Portanto, tanto no campo das marcas, quanto das patentes e desenhos industrias, o legislador fez expressa referência ao mercado interno quando tratou da exaustão de direitos. Isso significa que o titular não pode impedir a livre circulação do produto introduzido no território nacional por ele ou com sua autorização, mas pode combater a venda de produtos introduzidos no país sem seu consentimento.
Parece-nos que essa foi a opção do legislador, especialmente porque o Projeto de Lei nº 824, de 1991, que resultou na Lei nº 9.279, em 1996, preconizava regras distintas. Em relação às marcas, o projeto não possuía o qualificador "interno" no artigo e estabelecia que "o titular da marca não poderá impedir a livre circulação de produto colocado no mercado por ele mesmo ou por outrem com seu consentimento". Já em relação às patentes, o projeto determinava que o direito exclusivo não podia ser exercido em relação a "produto que tiver sido colocado no mercado interno ou externo diretamente pelo titular da patente ou com seu consentimento".
Como se vê, o projeto de lei postulava solução diversa do texto aprovado, pois estabelecia que a colocação do produto pelo titular em qualquer mercado gerava a exaustão de direitos. Portanto, a referência somente ao "mercado interno" vista nos dispositivos não foi fruto do acaso, mas, sim, adveio de clara opção legislativa que parece em linha com a política de fortalecimento dos direitos de propriedade industrial vista no Brasil nos anos pós-TRIPS.
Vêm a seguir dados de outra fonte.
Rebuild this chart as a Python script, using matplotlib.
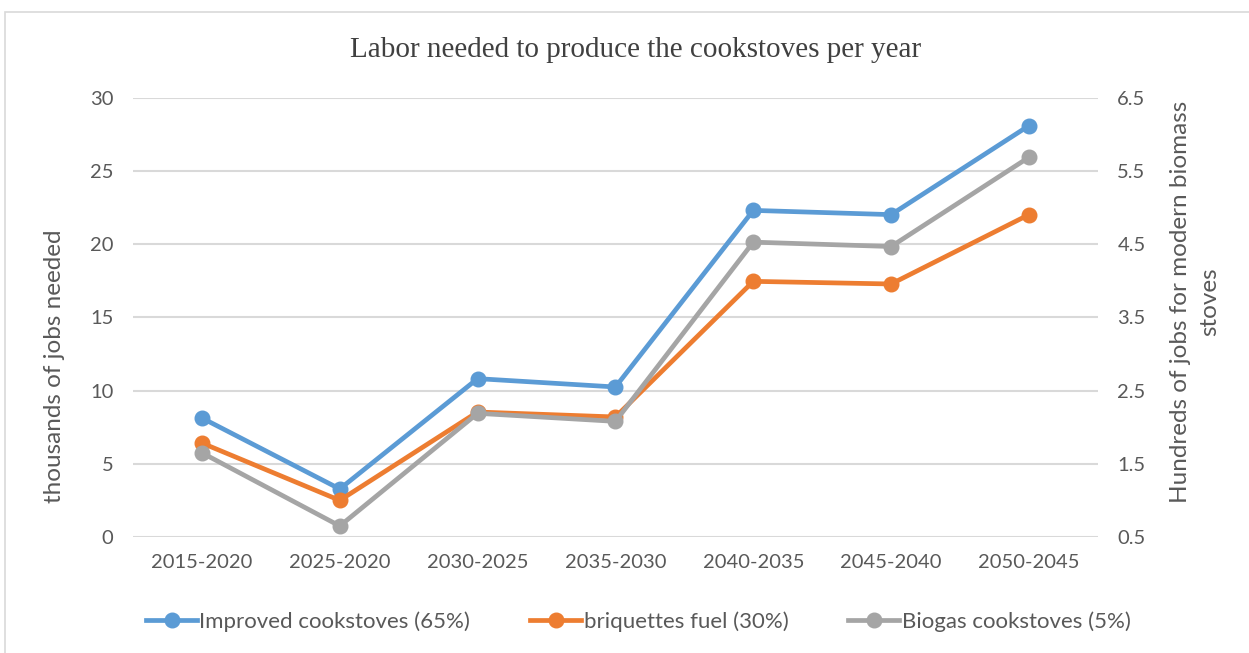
import matplotlib
matplotlib.use("Agg")
import matplotlib.pyplot as plt
from matplotlib.patches import Rectangle

categories = ["2015-2020", "2025-2020", "2030-2025", "2035-2030", "2040-2035", "2045-2040", "2050-2045"]
improved = [8.13, 3.28, 10.82, 10.25, 22.32, 22.03, 28.11]
briquettes = [6.42, 2.50, 8.54, 8.20, 17.47, 17.29, 22.03]
biogas = [1.65, 0.65, 2.19, 2.08, 4.53, 4.47, 5.69]  # right axis (hundreds)

left_ticks = [0, 5, 10, 15, 20, 25, 30]
right_ticks = [0.5, 1.5, 2.5, 3.5, 4.5, 5.5, 6.5]

plt.rcParams['font.family'] = ['Lato', 'DejaVu Sans']

fig = plt.figure(figsize=(12.49, 6.53), dpi=100)
fig.patches.append(Rectangle((0.004, -0.01), 1.2, 0.992, transform=fig.transFigure,
                             fill=False, edgecolor='#d9d9d9', linewidth=1.2))

ax = fig.add_axes([0.1065, 0.1777, 0.7725, 0.6722])
ax2 = ax.twinx()

x = list(range(len(categories)))
blue, orange, gray = '#5b9bd5', '#ed7d31', '#a5a5a5'

ax.set_ylim(0, 30)
ax2.set_ylim(0.5, 6.5)
ax.set_xlim(-0.5, len(categories) - 0.5)
ax.set_yticks(left_ticks)
ax2.set_yticks(right_ticks)
ax2.set_yticklabels([str(t) for t in right_ticks])
ax.yaxis.grid(True, color='#d9d9d9', linewidth=1.5)
ax.set_axisbelow(True)

l1, = ax.plot(x, improved, color=blue, lw=3.4, marker='o', ms=10.5, label='Improved cookstoves (65%)', zorder=3)
l2, = ax.plot(x, briquettes, color=orange, lw=3.4, marker='o', ms=10.5, label='briquettes fuel (30%)', zorder=3)
l3, = ax2.plot(x, biogas, color=gray, lw=3.4, marker='o', ms=10.5, label='Biogas cookstoves (5%)', zorder=3)

ax.set_xticks(x)
ax.set_xticklabels(categories)
for a in (ax, ax2):
    for s in a.spines.values():
        s.set_visible(False)
    a.tick_params(length=0, labelsize=14.5, colors='#595959')
ax.tick_params(axis='x', pad=12)
ax2.tick_params(axis='y', pad=14)
ax.tick_params(axis='y', pad=14)

ax.set_ylabel('thousands of jobs needed', fontsize=17.5, color='#595959')
ax.yaxis.set_label_coords(-0.07, 0.39)
ax2.set_ylabel('Hundreds of jobs for modern biomass\nstoves', fontsize=17.5, color='#595959',
               rotation=90, linespacing=1.45)
ax2.yaxis.set_label_coords(1.075, 0.535)

fig.text(0.509, 0.923, 'Labor needed to produce the cookstoves per year', ha='center', va='center',
         fontsize=21, color='#404040', family=['Liberation Serif'])

leg = fig.legend(handles=[l1, l2, l3], loc='center', bbox_to_anchor=(0.511, 0.048), ncol=3,
                 frameon=False, fontsize=16, handlelength=2.3, handletextpad=0.1, columnspacing=2.7)
for t in leg.get_texts():
    t.set_color('#595959')

fig.savefig('out.png', dpi=100)
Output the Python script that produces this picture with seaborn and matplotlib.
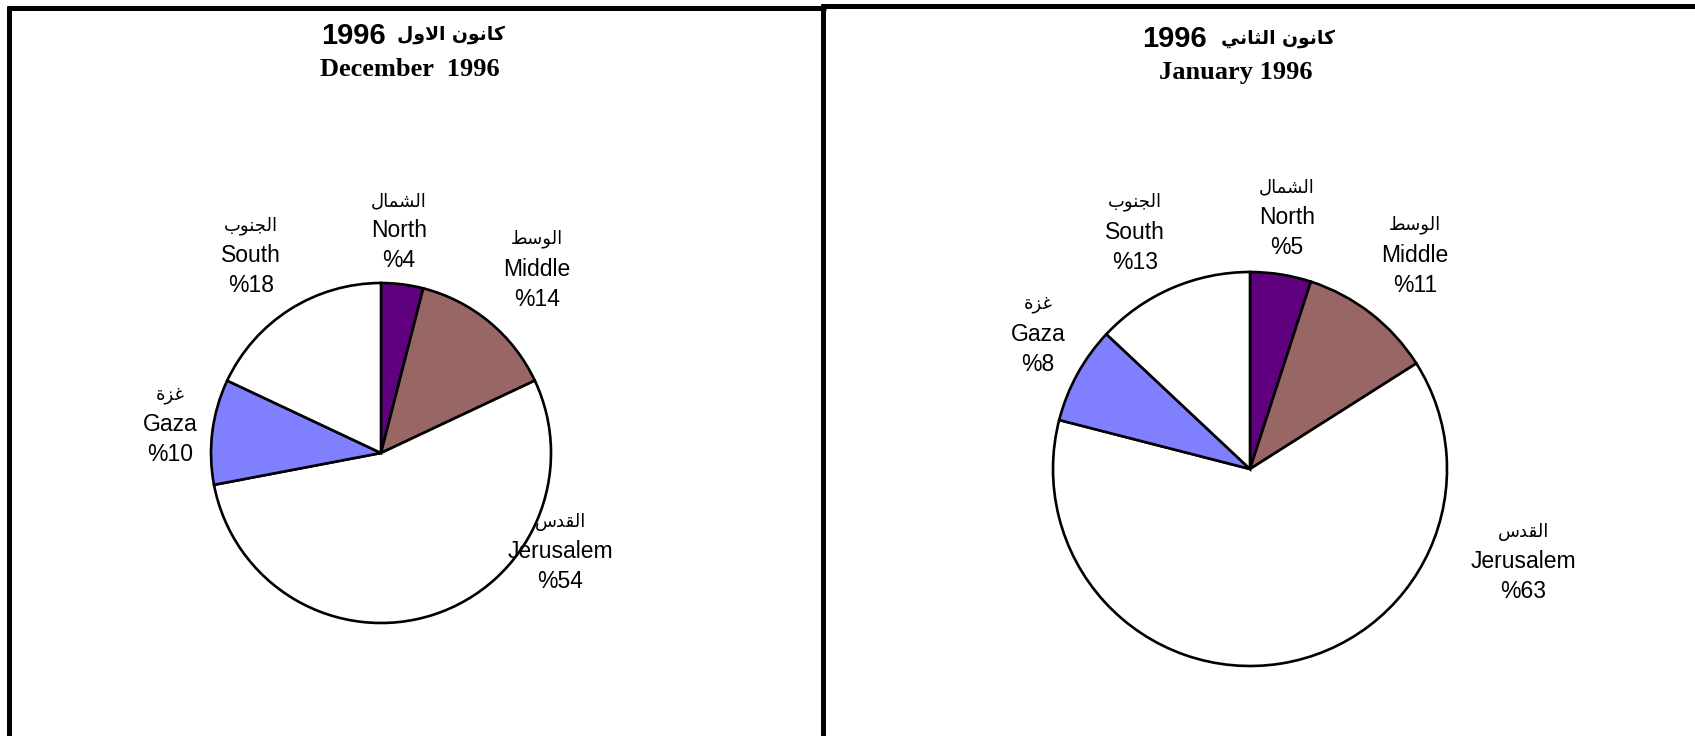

Também vale lembrar que transmitir qualidade e reputação é uma das funções das marcas. Muitas vezes, o comércio paralelo interfere nessa questão, pois não se pode garantir que tais produtos serão transportados e armazenados adequadamente, nem que respeitarão a legislação consumerista e diversas obrigações regulatórias.
Sob a perspectiva antitruste, a importação paralela gera o chamado "free riding" porque o importador pega carona na publicidade e na estrutura pré e pós-venda do titular. Como resultado, o titular pode vir a investir cada vez menos nesses tipos de serviços, o que gera prejuízos para o consumidor e para toda a cadeia produtiva.
Logo, ainda que, no curto prazo, a importação paralela possibilite redução de preços, ela não está em consonância com aspectos mais amplos, inerentes à uma sólida política de proteção de direitos de propriedade industrial e com todos os benefícios de longo prazo dela decorrentes.
O Superior Tribunal de Justiça (STJ) já examinou essa questão nos Resp 609.047/SP-2009 e Resp 1.207.952/AM-2011. Embora os acórdãos possam gerar diferentes interpretações para o leitor menos atento, ambos os julgados requerem o consentimento do titular para que a importação paralela seja considerada lícita, o que corrobora a tese aqui defendida.
Por tudo isso, parece-nos inexorável a conclusão de que o regime vigente no Brasil é o da exaustão nacional, de onde decorre que coibir a importação paralela é uma das prerrogativas que titulares de direitos de propriedade industrial encontram no nosso ordenamento jurídico.